### What needs to be done
Pictures must not be retyped. Return exactly the lines from the one with "Output the component" through the one with "const yStep = 100;", both included, and no others.

### Data shown

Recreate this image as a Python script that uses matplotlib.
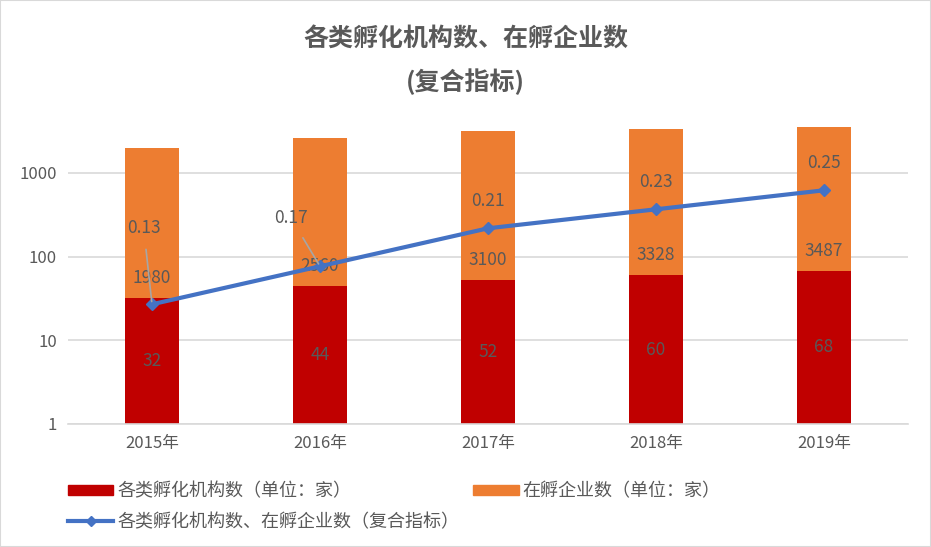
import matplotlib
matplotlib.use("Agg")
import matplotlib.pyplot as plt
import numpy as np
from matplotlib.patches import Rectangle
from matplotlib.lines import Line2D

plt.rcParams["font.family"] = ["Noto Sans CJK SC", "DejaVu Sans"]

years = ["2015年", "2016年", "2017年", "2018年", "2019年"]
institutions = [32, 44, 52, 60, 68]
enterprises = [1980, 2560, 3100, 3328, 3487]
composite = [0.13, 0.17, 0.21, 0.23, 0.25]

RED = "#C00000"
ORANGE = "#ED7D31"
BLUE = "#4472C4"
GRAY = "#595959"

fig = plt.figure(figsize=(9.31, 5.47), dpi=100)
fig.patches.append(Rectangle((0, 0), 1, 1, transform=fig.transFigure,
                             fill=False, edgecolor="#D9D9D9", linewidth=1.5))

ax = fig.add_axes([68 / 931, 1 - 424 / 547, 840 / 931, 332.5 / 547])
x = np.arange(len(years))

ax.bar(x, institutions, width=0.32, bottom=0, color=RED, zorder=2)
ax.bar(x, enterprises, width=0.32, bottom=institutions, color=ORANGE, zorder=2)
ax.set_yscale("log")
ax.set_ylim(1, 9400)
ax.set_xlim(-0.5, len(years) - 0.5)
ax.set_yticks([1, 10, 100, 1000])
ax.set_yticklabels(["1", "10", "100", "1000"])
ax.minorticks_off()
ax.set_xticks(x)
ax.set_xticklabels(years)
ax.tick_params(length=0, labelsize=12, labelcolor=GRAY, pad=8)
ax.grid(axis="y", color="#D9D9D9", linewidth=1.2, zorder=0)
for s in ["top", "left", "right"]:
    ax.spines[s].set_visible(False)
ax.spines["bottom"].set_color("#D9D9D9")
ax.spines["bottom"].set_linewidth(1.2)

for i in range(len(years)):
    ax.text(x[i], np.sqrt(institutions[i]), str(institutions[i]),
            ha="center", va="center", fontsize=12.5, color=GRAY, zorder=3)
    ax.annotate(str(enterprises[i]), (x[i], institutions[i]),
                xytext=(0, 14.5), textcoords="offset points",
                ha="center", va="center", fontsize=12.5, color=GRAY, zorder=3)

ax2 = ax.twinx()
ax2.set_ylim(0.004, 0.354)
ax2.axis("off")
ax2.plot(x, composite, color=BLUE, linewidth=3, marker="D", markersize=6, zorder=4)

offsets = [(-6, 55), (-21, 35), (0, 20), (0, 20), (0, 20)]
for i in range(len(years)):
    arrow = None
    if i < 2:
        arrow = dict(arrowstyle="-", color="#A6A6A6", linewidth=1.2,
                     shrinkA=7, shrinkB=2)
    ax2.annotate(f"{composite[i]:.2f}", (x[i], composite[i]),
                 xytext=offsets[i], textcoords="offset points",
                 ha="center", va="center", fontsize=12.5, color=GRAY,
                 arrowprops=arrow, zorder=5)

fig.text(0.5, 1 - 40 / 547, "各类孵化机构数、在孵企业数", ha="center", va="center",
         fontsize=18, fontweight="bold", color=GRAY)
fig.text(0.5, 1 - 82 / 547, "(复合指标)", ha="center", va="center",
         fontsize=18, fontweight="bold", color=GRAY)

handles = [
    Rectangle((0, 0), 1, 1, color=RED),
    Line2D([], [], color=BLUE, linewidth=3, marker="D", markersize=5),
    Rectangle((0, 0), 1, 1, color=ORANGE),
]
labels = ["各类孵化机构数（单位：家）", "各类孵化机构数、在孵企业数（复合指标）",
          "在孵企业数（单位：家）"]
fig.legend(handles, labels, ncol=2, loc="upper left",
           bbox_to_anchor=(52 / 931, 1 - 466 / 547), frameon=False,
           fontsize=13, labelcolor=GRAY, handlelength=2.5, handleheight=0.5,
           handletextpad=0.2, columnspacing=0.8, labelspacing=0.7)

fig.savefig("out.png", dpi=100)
--
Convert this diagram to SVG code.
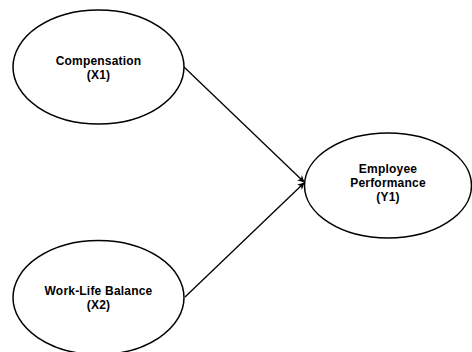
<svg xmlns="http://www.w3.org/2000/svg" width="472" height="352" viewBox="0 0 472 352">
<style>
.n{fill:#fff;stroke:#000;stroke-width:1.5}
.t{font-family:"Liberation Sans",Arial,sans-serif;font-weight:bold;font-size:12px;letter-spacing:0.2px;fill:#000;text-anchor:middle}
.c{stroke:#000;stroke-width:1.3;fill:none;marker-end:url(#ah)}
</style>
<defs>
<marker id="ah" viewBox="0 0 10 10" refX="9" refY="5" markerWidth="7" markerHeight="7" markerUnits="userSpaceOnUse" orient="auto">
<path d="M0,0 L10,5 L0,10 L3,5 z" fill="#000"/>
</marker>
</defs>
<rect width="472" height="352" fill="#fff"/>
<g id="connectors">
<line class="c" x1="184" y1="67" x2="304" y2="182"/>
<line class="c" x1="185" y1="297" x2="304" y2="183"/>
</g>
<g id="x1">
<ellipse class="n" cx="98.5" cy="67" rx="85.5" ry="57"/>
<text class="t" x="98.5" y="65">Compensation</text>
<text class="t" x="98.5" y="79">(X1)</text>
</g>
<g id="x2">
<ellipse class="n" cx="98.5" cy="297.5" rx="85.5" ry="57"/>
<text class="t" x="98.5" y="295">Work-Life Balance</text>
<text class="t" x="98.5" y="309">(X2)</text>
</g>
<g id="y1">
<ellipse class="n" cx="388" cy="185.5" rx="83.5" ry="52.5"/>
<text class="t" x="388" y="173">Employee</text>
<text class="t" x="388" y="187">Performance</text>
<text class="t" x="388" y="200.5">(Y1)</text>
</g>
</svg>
--
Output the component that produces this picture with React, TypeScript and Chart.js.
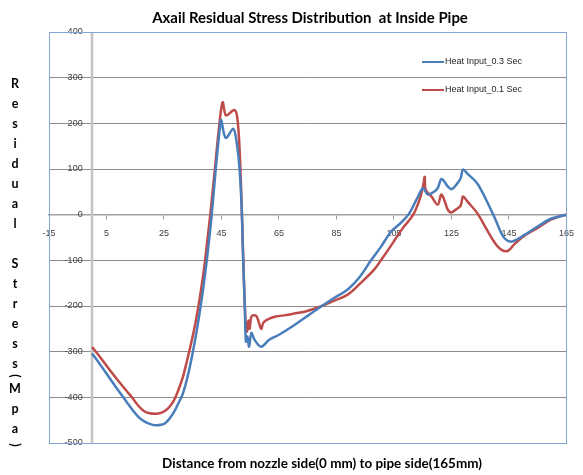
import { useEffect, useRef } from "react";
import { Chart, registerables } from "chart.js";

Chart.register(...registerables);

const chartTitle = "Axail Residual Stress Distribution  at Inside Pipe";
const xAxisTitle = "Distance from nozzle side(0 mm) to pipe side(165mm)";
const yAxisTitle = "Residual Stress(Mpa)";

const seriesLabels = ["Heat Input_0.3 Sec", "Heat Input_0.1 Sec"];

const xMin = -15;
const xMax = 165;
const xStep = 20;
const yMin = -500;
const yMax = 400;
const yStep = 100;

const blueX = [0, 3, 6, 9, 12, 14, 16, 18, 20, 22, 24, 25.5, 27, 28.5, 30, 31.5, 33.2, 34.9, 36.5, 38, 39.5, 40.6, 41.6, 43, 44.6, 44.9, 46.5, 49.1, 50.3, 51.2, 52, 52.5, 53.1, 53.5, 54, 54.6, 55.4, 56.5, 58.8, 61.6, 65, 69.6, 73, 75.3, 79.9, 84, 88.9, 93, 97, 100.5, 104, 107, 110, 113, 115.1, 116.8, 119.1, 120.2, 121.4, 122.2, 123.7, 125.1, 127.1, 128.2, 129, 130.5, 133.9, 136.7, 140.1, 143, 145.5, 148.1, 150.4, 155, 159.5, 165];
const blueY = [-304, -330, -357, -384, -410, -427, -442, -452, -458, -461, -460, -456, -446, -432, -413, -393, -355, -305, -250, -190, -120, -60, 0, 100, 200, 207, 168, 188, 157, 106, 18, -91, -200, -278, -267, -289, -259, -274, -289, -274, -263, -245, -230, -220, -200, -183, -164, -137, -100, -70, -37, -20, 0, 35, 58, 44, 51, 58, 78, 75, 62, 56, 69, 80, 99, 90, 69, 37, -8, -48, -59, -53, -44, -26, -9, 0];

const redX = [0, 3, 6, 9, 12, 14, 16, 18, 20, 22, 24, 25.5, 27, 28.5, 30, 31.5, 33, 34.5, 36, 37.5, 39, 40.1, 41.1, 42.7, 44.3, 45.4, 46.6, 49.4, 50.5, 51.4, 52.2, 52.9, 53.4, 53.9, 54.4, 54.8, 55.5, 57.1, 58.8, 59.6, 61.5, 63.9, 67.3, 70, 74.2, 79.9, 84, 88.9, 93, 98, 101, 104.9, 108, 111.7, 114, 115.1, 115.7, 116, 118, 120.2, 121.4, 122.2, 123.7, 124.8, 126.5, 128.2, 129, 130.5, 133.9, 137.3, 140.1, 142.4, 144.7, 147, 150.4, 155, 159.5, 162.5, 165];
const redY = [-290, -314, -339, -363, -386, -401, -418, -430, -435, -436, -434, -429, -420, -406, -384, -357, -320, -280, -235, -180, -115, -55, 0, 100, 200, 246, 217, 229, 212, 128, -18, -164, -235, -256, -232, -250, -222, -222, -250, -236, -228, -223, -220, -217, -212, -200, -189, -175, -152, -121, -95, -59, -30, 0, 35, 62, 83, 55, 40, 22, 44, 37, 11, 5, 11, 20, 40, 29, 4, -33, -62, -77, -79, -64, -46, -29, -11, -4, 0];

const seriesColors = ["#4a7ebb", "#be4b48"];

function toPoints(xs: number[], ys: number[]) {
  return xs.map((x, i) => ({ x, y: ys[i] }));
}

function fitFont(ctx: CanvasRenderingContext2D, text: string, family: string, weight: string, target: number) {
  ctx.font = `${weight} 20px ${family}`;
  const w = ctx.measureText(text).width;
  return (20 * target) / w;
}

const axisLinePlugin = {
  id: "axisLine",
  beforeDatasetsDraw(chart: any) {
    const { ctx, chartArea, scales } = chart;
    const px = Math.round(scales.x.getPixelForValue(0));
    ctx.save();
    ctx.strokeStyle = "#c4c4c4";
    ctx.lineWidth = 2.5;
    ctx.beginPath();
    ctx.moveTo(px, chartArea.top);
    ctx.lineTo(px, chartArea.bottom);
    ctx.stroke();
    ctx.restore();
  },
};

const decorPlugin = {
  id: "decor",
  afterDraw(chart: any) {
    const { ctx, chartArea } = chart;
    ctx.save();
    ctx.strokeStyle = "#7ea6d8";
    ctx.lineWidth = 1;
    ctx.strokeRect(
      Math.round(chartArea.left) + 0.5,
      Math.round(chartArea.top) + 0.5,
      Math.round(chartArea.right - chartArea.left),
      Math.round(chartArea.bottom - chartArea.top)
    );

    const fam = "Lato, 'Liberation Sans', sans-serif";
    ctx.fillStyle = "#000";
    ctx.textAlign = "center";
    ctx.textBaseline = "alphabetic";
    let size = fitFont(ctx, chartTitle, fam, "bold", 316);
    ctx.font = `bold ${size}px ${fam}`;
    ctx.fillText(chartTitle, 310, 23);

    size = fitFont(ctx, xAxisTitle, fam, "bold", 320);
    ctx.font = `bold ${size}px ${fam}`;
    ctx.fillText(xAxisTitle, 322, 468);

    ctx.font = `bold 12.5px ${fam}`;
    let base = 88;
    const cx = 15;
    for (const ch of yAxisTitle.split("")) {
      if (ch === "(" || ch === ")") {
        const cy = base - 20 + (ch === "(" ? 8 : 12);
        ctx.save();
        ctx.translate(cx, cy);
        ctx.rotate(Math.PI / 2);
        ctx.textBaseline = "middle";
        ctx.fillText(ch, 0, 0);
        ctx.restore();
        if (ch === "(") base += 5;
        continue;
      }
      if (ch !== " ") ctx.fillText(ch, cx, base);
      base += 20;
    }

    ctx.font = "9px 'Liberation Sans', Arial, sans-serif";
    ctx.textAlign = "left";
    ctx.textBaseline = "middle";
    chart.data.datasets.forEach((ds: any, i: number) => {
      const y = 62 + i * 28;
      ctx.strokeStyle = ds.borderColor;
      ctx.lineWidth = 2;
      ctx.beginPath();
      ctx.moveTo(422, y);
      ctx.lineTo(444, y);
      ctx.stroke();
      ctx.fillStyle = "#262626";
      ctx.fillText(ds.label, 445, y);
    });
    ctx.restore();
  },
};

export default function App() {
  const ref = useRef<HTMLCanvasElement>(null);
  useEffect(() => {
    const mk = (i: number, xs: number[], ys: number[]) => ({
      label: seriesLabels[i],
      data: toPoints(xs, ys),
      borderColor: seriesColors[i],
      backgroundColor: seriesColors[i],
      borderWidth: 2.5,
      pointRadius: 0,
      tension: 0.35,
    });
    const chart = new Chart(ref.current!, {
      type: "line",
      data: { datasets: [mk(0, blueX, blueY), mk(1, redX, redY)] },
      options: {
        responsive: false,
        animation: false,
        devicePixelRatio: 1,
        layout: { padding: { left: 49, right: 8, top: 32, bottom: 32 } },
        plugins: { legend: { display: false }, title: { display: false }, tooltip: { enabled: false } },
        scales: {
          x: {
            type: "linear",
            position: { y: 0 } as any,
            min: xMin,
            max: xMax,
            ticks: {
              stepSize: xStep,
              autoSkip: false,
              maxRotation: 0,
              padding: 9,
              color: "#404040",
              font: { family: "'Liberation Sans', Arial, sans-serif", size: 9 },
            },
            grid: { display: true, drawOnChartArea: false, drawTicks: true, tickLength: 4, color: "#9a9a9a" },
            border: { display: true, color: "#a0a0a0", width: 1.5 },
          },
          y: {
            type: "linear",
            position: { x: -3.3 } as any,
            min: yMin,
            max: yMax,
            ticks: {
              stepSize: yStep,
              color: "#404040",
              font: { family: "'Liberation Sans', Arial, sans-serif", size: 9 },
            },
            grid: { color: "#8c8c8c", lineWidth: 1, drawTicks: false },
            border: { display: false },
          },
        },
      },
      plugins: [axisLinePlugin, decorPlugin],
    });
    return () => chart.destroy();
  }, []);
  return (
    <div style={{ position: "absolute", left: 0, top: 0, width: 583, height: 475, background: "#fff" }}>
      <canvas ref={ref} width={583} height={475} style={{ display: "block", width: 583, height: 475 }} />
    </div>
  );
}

### Response below
Output the component that produces this picture with React, TypeScript and Chart.js.
import { useEffect, useRef } from "react";
import { Chart, registerables } from "chart.js";

Chart.register(...registerables);

const chartTitle = "Axail Residual Stress Distribution  at Inside Pipe";
const xAxisTitle = "Distance from nozzle side(0 mm) to pipe side(165mm)";
const yAxisTitle = "Residual Stress(Mpa)";

const seriesLabels = ["Heat Input_0.3 Sec", "Heat Input_0.1 Sec"];

const xMin = -15;
const xMax = 165;
const xStep = 20;
const yMin = -500;
const yMax = 400;
const yStep = 100;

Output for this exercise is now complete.